[start Entries shown]

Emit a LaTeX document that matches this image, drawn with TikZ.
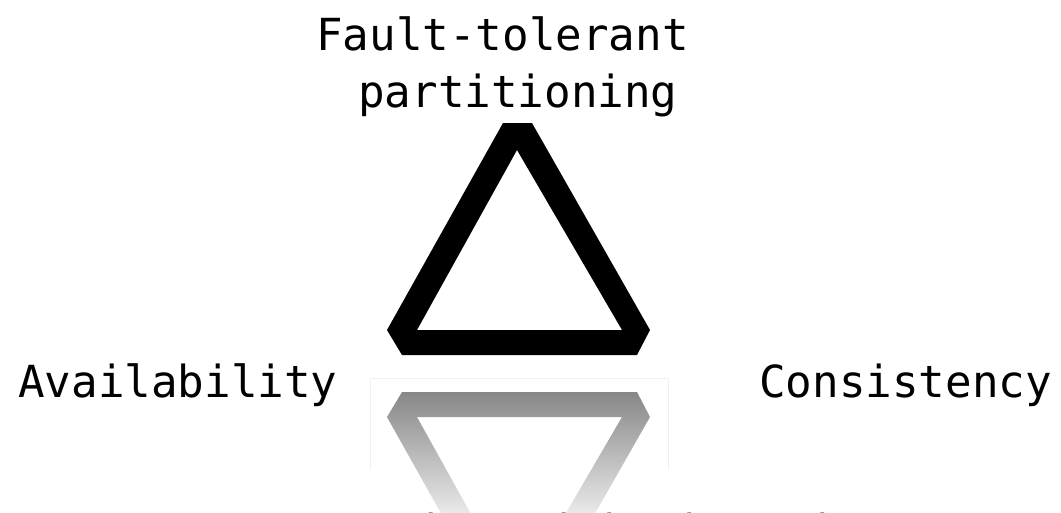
\documentclass[tikz,border=0pt]{standalone}
\usepackage{fontspec}
\setmonofont{DejaVu Sans Mono}
\definecolor{reflgray}{RGB}{135,135,135}
\definecolor{bottomtext}{RGB}{89,89,89}
\tikzset{
  labeltext/.style={font=\ttfamily\fontsize{44.2}{53}\selectfont, inner sep=0pt, anchor=base west, text=black},
  bottomline/.style={labeltext, text=bottomtext},
}
\begin{document}
\begin{tikzpicture}[x=1pt,y=-1pt]
\useasboundingbox (0,0) rectangle (1061,512);
\begin{scope}
\clip (0,0) rectangle (1061,512);
\fill[white] (0,0) rectangle (1061,512);
% main triangle (thick outline with truncated corners)
\fill[black, even odd rule]
  (503,123) -- (532,123) -- (650,330) -- (637,355) -- (402,355) -- (387,330) -- cycle
  (517,150) -- (622,330) -- (417,330) -- cycle;
% faint frame of the reflection
\draw[black!6, line width=1pt] (370,470) -- (370,378) -- (668,378) -- (668,470);
% reflection
\begin{scope}[even odd rule]
\clip
  (503,624) -- (532,624) -- (650,417) -- (637,392) -- (402,392) -- (387,417) -- cycle
  (517,597) -- (622,417) -- (417,417) -- cycle;
\shade[top color=reflgray, bottom color=white] (370,392) rectangle (670,540);
\end{scope}
% labels
\node[labeltext] (ft) at (316,50) {Fault-tolerant};
\node[labeltext] (pt) at (358,107) {partitioning};
\node[labeltext] (av) at (18,397) {Availability};
\node[labeltext] (co) at (759,397) {Consistency};
\node[bottomline] (note) at (71,546) {1 cannot coexist with the other two};
\end{scope}
\end{tikzpicture}
\end{document}
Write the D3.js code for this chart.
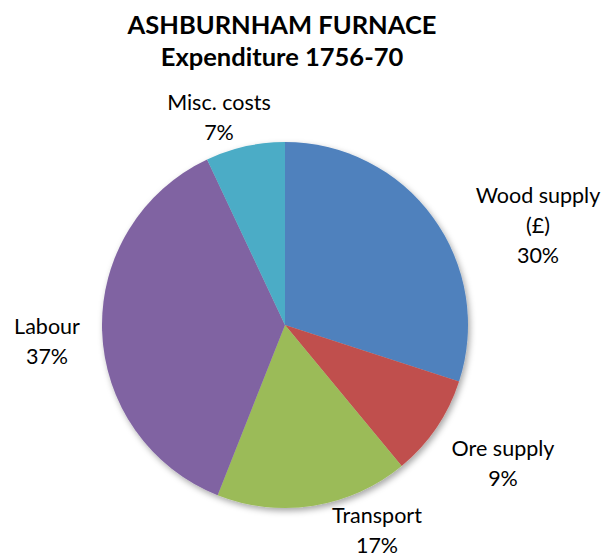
<!DOCTYPE html>
<html><head><meta charset="utf-8">
<script src="https://cdn.jsdelivr.net/npm/d3@7"></script>
<style>body{margin:0;background:#fff}svg{display:block}text{font-family:Lato,"Open Sans",sans-serif;fill:#000}</style>
</head><body>
<script>
const categories = ["Wood supply (£)", "Ore supply", "Transport", "Labour", "Misc. costs"];
const values = [30, 9, 17, 37, 7];
const colors = ["#4F81BD", "#C0504D", "#9BBB59", "#8064A2", "#4BACC6"];
const labelLines = [["Wood supply", "(£)", "30%"], ["Ore supply", "9%"], ["Transport", "17%"], ["Labour", "37%"], ["Misc. costs", "7%"]];
const titleLines = ["ASHBURNHAM FURNACE", "Expenditure 1756-70"];

const W = 607, H = 556;
const svg = d3.select("body").append("svg").attr("width", W).attr("height", H);
const defs = svg.append("defs");
const f = defs.append("filter").attr("id", "sh").attr("x", "-20%").attr("y", "-20%").attr("width", "140%").attr("height", "140%");
f.append("feDropShadow").attr("dx", 2).attr("dy", 3).attr("stdDeviation", 3).attr("flood-color", "#000").attr("flood-opacity", 0.35);

const cx = 285, cy = 325, R = 183;
const pie = d3.pie().sort(null).value(d => d)(values);
const arc = d3.arc().innerRadius(0).outerRadius(R);
const g = svg.append("g").attr("transform", `translate(${cx},${cy})`);
g.append("g").attr("filter", "url(#sh)").selectAll("path").data(pie).join("path")
  .attr("d", arc).attr("fill", (d, i) => colors[i]);

svg.append("g").selectAll("text").data(titleLines).join("text")
  .attr("x", 282).attr("y", (d, i) => 34 + i * 32)
  .attr("text-anchor", "middle").attr("font-weight", "bold").attr("font-size", 25.5).text(d => d);

// label anchor positions (centre x, first baseline y)
const labelPos = [[538, 203], [503, 456], [377, 523], [47, 334], [219, 110]];
const lh = 30;
const lg = svg.append("g").attr("font-size", 21.5);
labelLines.forEach((lines, i) => {
  const t = lg.append("text").attr("text-anchor", "middle").attr("fill", "#262626");
  lines.forEach((s, j) => t.append("tspan").attr("x", labelPos[i][0]).attr("y", labelPos[i][1] + j * lh).text(s));
});
</script>
</body></html>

[end Entries shown]

Problem description
Determine how many lines in the listing above hold the string "with", then write only the number.

Written reply
3